Как видим, политика и драма никуда из Иванианы не ушли. На самом деле вступала она в самую трагическую свою эпоху. Случилось это, конечно, не вдруг. И замеча­тельно интересно посмотреть, как готовилась эта новая, можно сказать, коронация Грозного.

«АГРАРНЫЙ ПЕРЕВОРОТ»

Государственная школа тихо умирала в начале века. Не­смотря на фундаментальные труды П.Н. Милюкова и Г.В. Плеханова, ее триумфы были уже позади. Знамени­тые схемы, когда-то властвовавшие в историографии, будь то «борьба государства с родовым строем» или «борьба со степью», вызывали теперь у профессионалов лишь сни­сходительную усмешку. Подобно новым монголам, вторг­шимся в цивилизованную, но вырождающуюся страну, ор­ды специалистов, исповедовавших классовую борьбу и экономическое объяснение истории, одну за другой раз­рушали крепости государственной школы, с варварской дерзостью ниспровергая ее обветшавшие мифы.

Если первый властитель дум русской историографии XX века Сергей Федорович Платонов и признавал с изде­вательской академической вежливостью, что «научный метод историко-юридической [государственной] школы оказал могучее влияние на развитие науки русской исто­рии», то имел он в виду лишь «количественный и качест­венный рост» трудов русских историков2. О «гиперболах» основателя школы Кавелина говорил он с тем же презре­нием к архаическому дилетантизму, с каким Кавелин го­ворил в свое время о метафорах Карамзина.

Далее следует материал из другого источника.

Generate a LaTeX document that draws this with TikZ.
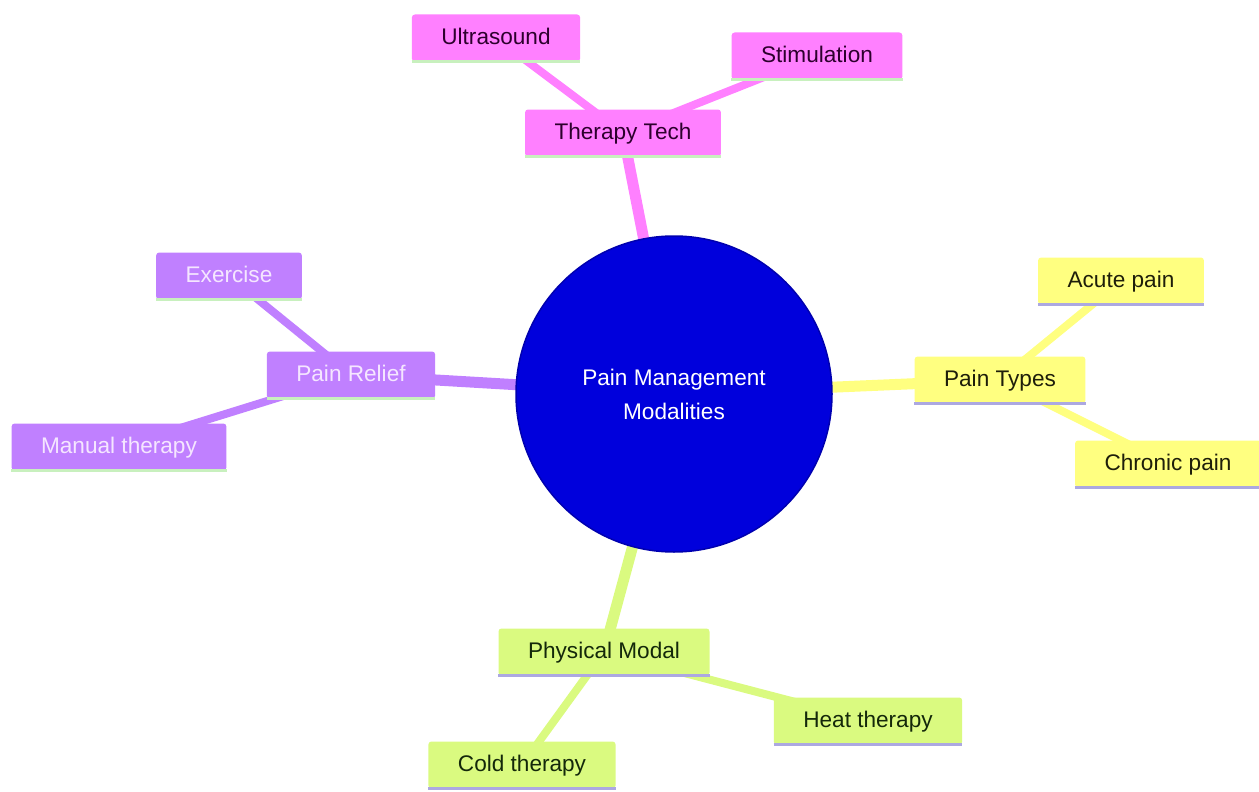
\documentclass[tikz,border=0pt]{standalone}
\usepackage{fontspec}
\setmainfont{Liberation Sans}
\usetikzlibrary{backgrounds}

\definecolor{rootblue}{RGB}{0,0,220}
\definecolor{techpink}{RGB}{255,128,255}
\definecolor{reliefpurple}{RGB}{192,128,255}
\definecolor{typesyellow}{RGB}{255,255,128}
\definecolor{modalgreen}{RGB}{218,250,128}
\definecolor{underGreen}{RGB}{200,240,190}
\definecolor{underLav}{RGB}{172,168,225}

\tikzset{
  mapnode/.style={rounded corners=3pt, minimum height=47pt, inner xsep=29.5pt,
    text height=17pt, text depth=4pt, font=\fontsize{22.6}{26}\selectfont},
  underline/.style={append after command={(\tikzlastnode.south west)
    edge[draw=#1, line width=3pt] (\tikzlastnode.south east)}},
  technode/.style={mapnode, fill=techpink, text={rgb,255:red,45;green,0;blue,45}, underline=underGreen},
  reliefnode/.style={mapnode, fill=reliefpurple, text={rgb,255:red,245;green,230;blue,255}, underline=underGreen},
  typesnode/.style={mapnode, fill=typesyellow, text={rgb,255:red,30;green,30;blue,10}, underline=underLav},
  modalnode/.style={mapnode, fill=modalgreen, text={rgb,255:red,20;green,40;blue,10}, underline=underLav},
  mainedge/.style={line width=11pt},
  subedge/.style={line width=8pt}
}

\begin{document}
\begin{tikzpicture}[x=1pt, y=-1pt]
\useasboundingbox (0,0) rectangle (1259,792);

% root
\node (root) [circle, minimum size=316pt, fill=rootblue, draw={rgb,255:red,0;green,0;blue,175}, line width=1.5pt,
  text=white, align=center, font=\fontsize{22.6}{34}\selectfont] at (674,394) {Pain Management\\Modalities};

% therapy tech
\node (tech) [technode] at (623,133) {Therapy Tech};
\node (ultra) [technode] at (496,38) {Ultrasound};
\node (stim) [technode] at (817,56) {Stimulation};

% pain relief
\node (relief) [reliefnode] at (351,375) {Pain Relief};
\node (exer) [reliefnode] at (229,276) {Exercise};
\node (manual) [reliefnode] at (119,447) {Manual therapy};

% pain types
\node (types) [typesnode] at (1000,380) {Pain Types};
\node (acute) [typesnode] at (1121,281) {Acute pain};
\node (chronic) [typesnode] at (1168,464) {Chronic pain};

% physical modal
\node (modal) [modalnode] at (604,652) {Physical Modal};
\node (heat) [modalnode] at (868,721) {Heat therapy};
\node (cold) [modalnode] at (522,765) {Cold therapy};

\begin{scope}[on background layer]
\draw [mainedge, techpink] (root.center) -- (tech.center);
\draw [subedge, techpink] (tech.center) -- (ultra.center);
\draw [subedge, techpink] (tech.center) -- (stim.center);

\draw [mainedge, reliefpurple] (root.center) -- (relief.center);
\draw [subedge, reliefpurple] (relief.center) -- (exer.center);
\draw [subedge, reliefpurple] (relief.center) -- (manual.center);

\draw [mainedge, typesyellow] (root.center) -- (types.center);
\draw [subedge, typesyellow] (types.center) -- (acute.center);
\draw [subedge, typesyellow] (types.center) -- (chronic.center);

\draw [mainedge, modalgreen] (root.center) -- (modal.center);
\draw [subedge, modalgreen] (modal.center) -- (heat.center);
\draw [subedge, modalgreen] (modal.center) -- (cold.center);
\end{scope}
\end{tikzpicture}
\end{document}
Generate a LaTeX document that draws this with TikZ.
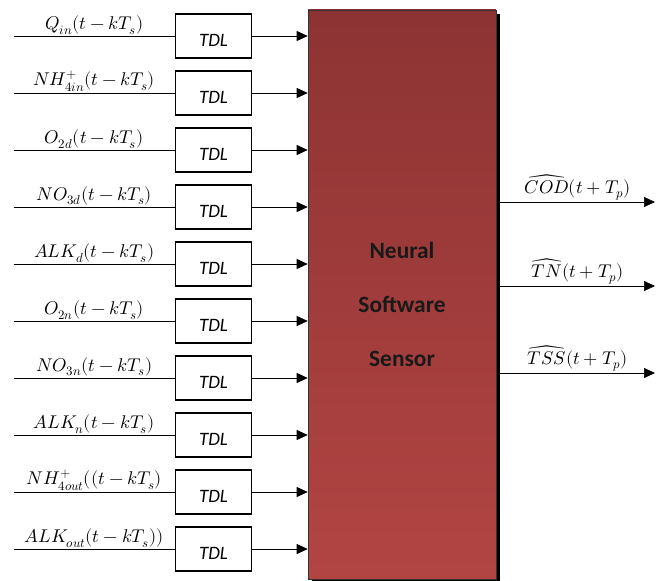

Другой влас­титель дум Михаил Николаевич Покровский не был даже вежлив: он откровенно потешался над старыми мифами.

Его едкие насмешки заслуживают воспроизведения. В писаниях историков государственной школы, говорит он, «развертывается грандиозная картина, как «борьба со степью» создала, выковала русское государство. Степня­ки, как хищные звери, нападали на Русь; чтоб спастись от этих набегов, все государство было построено по-военно­му: половина, служилые люди (помещики) должны были жить в постоянной готовности для боя; другая половина, тяглые люди (купцы, ремесленники и крестьяне) должна была содержать первую... Так государство во имя общего интереса закрепостило себе общество; только когда борь­ба со степью кончилась победой русского государства, на­чалось раскрепощение: сначала в XVIII веке была снята по­винность с дворян, потом в XIX пало крепостное право и для крестьян... В этой грандиозной картине имеется один недостаток: она совершенно не соответствует действи­тельности. Наибольшее напряжение борьбы со степью приходится на XI—XIII века... но как раз тогда не образова­лось единого государства и никакого закрепощения не бы­ло... А в XVI—XVIII вв., когда возникли и Московское госу­дарство и крепостное право, татары уже настолько осла­бели, что и мечтать не могли о завоевании Руси»3.